Alors, une fois encore, à quelle jeunesse désire-t-on s’adresser? Aux
deux, quitte à trier les lentilles ensuite? Il est certain que la
franc-maçonnerie dispose des éléments nécessaires pour faire un bout de
chemin. L’illumination se trouve-t-elle à son terme? Ne pourra répondre que
celui qui aura passé au travers, car il ne faut pas confondre la lumière
reçue symboliquement lors de l’initiation et celle reçue réellement. Mais là
n’est pas la question.
À tous ceux qui cherchent sincèrement, la maçonnerie est à même de
fournir les moyens de réflexion et l’accompagnement nécessaires.
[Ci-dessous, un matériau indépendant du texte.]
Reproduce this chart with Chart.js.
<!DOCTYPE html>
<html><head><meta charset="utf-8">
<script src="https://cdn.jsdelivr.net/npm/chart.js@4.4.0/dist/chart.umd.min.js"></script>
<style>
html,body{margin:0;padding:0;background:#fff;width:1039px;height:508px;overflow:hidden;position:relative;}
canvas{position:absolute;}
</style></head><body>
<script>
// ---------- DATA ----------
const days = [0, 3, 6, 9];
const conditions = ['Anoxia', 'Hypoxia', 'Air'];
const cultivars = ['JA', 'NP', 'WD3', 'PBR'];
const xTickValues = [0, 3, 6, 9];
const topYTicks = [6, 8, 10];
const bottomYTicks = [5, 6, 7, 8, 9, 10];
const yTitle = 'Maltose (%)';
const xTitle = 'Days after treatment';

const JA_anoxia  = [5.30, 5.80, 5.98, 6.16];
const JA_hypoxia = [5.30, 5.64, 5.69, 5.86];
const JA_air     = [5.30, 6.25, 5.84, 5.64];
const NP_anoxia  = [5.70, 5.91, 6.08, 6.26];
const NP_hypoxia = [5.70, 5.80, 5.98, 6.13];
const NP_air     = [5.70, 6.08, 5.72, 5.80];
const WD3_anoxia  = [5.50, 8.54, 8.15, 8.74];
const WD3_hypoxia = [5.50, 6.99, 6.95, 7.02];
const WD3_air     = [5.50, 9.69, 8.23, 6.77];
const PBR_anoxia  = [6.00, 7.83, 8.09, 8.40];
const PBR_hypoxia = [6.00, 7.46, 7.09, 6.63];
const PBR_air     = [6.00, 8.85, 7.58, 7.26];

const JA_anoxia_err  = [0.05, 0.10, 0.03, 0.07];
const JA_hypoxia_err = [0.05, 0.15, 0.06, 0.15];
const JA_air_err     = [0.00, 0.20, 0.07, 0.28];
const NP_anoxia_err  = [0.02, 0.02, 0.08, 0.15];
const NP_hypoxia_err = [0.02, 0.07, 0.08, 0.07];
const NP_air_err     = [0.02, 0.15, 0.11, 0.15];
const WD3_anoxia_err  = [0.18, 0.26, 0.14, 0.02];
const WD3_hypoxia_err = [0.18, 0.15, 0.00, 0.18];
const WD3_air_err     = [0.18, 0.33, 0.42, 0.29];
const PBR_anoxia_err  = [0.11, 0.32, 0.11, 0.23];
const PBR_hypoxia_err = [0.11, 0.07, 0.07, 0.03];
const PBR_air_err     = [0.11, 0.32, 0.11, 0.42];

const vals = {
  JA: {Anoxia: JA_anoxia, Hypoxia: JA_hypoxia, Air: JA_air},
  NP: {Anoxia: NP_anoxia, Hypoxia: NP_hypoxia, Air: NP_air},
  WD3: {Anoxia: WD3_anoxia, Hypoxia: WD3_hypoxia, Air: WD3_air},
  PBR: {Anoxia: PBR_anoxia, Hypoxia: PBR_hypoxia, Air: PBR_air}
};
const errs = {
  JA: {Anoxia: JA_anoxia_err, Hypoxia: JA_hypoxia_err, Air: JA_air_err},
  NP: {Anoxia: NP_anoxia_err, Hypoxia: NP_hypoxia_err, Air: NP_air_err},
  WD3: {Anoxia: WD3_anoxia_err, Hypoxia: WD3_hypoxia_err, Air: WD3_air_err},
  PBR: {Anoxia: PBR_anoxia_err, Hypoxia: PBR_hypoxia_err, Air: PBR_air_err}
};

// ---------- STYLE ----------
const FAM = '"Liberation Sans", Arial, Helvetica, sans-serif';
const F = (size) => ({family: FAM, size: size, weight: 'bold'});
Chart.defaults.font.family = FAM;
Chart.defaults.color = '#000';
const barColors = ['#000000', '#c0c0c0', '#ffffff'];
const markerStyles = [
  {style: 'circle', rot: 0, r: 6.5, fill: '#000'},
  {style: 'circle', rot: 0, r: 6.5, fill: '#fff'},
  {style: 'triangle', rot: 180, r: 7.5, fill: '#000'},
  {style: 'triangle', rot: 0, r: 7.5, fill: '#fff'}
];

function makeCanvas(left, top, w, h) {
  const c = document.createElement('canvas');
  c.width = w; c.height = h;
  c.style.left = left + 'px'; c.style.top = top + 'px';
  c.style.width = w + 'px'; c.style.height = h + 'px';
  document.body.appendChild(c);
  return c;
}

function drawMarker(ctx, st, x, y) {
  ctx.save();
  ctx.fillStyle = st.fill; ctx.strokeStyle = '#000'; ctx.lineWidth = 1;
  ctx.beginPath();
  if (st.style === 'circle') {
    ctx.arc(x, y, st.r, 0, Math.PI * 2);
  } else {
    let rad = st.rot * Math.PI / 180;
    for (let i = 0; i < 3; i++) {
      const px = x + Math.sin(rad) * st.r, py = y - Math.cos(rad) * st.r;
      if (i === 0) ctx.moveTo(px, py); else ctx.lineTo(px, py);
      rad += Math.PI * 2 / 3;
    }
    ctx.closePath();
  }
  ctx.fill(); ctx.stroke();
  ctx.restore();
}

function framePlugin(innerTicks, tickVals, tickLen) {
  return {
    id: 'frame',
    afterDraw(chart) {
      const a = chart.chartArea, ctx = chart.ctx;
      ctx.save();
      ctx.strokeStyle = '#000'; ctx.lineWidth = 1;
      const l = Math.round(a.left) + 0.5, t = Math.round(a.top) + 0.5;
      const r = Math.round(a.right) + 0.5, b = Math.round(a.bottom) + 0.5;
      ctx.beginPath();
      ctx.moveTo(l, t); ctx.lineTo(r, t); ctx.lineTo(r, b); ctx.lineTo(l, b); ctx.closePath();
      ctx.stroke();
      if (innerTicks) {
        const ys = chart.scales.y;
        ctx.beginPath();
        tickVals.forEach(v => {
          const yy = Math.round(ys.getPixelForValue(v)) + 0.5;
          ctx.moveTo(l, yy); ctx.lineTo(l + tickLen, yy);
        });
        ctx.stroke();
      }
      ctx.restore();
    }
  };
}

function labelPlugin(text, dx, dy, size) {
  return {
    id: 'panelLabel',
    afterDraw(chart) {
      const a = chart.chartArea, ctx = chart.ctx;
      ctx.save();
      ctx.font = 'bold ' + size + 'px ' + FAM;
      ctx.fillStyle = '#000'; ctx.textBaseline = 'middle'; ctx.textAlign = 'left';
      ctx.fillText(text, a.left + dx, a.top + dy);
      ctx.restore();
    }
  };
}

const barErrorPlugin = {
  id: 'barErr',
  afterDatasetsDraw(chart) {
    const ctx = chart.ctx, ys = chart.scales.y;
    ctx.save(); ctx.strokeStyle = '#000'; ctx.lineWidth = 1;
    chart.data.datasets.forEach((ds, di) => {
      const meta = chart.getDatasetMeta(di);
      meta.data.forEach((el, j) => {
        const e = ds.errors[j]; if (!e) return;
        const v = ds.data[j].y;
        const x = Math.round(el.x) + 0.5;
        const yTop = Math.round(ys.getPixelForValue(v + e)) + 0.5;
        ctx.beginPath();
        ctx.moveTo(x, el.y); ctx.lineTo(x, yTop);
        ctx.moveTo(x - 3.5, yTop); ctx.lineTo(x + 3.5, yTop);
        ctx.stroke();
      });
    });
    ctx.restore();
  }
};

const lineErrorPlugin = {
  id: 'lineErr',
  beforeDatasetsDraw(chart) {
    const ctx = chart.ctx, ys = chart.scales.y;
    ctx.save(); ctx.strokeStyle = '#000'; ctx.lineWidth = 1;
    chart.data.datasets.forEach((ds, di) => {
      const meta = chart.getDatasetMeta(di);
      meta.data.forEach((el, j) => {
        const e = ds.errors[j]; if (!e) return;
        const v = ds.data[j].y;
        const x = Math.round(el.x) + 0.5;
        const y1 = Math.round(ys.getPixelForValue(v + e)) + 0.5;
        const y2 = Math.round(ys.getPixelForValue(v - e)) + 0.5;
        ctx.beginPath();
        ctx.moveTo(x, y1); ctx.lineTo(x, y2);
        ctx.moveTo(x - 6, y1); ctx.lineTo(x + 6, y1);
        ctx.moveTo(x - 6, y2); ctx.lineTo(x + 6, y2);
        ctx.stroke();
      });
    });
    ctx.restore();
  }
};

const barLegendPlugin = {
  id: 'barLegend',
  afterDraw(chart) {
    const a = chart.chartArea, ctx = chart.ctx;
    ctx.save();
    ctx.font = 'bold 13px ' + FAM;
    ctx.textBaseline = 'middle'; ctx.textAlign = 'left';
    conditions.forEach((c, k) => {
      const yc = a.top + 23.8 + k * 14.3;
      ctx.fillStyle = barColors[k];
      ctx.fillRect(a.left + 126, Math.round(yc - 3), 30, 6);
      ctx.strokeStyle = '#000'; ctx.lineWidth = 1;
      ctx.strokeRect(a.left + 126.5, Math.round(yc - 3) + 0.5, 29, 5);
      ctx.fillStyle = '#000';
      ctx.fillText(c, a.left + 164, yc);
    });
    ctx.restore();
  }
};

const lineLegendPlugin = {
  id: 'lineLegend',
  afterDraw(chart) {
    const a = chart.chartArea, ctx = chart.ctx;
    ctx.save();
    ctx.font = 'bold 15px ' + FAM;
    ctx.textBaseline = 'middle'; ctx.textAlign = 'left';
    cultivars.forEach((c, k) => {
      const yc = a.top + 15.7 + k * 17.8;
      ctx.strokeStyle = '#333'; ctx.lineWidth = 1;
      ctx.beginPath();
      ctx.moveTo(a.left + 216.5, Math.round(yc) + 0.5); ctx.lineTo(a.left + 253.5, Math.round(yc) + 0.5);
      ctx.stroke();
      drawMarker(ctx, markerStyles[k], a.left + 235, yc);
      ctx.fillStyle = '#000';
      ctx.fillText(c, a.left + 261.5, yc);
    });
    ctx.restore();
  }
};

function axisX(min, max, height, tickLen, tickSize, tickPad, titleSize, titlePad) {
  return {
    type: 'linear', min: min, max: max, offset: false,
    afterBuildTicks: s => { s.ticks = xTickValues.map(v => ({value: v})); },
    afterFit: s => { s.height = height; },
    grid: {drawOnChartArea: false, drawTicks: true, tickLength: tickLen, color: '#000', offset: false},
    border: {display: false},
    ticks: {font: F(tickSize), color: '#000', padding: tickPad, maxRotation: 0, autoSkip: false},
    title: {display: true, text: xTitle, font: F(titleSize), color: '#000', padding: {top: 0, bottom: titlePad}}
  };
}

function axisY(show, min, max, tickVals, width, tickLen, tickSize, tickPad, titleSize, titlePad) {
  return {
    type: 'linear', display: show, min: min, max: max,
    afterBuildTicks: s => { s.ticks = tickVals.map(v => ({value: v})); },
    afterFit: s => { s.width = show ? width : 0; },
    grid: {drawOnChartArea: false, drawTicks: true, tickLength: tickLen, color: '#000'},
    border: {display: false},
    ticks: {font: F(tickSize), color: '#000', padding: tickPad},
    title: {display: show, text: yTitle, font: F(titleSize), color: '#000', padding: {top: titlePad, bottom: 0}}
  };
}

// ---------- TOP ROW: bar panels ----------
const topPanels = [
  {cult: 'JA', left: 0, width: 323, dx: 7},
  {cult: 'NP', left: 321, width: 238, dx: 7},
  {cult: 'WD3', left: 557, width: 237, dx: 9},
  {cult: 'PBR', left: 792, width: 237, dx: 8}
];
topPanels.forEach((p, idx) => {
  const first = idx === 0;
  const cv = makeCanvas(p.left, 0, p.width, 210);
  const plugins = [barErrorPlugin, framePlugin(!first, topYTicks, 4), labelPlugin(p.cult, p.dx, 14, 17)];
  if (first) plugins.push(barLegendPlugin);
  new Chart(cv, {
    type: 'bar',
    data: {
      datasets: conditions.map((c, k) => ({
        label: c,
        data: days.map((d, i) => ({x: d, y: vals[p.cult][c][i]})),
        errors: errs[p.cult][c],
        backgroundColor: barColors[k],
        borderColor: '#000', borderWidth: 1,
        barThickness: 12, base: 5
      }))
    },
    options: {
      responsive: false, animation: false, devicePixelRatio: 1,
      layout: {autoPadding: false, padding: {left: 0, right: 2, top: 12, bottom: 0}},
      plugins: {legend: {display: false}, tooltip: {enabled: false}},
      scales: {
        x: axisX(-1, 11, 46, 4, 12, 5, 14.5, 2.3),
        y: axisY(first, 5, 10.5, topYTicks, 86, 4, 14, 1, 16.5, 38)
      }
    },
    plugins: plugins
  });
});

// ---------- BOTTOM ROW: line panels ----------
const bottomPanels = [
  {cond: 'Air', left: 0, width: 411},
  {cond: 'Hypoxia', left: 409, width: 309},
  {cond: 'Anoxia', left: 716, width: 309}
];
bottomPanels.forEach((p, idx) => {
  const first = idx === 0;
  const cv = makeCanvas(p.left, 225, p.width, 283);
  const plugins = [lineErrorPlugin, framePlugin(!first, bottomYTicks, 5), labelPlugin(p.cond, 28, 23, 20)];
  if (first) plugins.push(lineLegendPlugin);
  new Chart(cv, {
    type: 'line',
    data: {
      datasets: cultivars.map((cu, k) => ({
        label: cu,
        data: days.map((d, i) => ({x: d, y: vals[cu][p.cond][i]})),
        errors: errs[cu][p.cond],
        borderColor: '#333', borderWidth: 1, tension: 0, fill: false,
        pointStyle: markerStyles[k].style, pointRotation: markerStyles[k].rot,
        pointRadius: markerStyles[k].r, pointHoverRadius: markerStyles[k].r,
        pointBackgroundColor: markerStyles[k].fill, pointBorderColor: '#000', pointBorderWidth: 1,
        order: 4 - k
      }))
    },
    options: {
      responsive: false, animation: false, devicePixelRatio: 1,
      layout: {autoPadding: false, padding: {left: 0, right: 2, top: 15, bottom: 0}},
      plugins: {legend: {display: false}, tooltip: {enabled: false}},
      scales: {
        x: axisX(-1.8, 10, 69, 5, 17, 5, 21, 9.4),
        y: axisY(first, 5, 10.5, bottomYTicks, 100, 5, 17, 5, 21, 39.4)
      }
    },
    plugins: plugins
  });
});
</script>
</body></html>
L’impétrant
n’est pas seul, il reçoit l’appui de ses frères sans même le solliciter.
Cela se passe par la présence, sans obligatoirement échange de paroles.
L’action du groupe fonctionne. Sur le plan de la réflexion, l’ensemble a sa
cohérence propre, du grade d’apprenti à celui de maître. Il suffit de s’y
plonger. Il est là, à disposition, mais n’est pas donné, au sens strict. Des
efforts sont indispensables à son acquisition et surtout à son assimilation.
Il n’y a ainsi pas de revendication à formuler, il n’est que de se mettre à
l’oeuvre. Aussi, cela impose-t-il aux frères d’être pleinement conscients
que «les travaux reprennent force et vigueur».
Ceux nous ayant quitté en cours de route nous disent en général qu’ils
s’attendaient à autre chose, de plus rigoureux. Non pas une chose qui les
auraient fait souffrir mais un climat de fermeté et de sérieux sur lequel il
est possible de s’appuyer, climat n’empêchant ni la douceur ni la joie. En
fait, ressentir les frères vraiment engagés dans cette dynamique imposée par
le cheminement. Rien n’est accessible sans peine. Il y a une responsabilité
à assumer.
Il n’apparaît ainsi pas nécessaire de faire du marchandage, avec des
opérations de séduction, de «marketing». Le problème se situe certainement bien
plus à l’intérieur de la franc-maçonnerie qu’elle n’est désireuse de le voir. Il
suffirait que nous soyions exemplaires pour exercer un véritable attrait sur la
jeunesse puisque celle-ci est toujours en attente de références vivantes.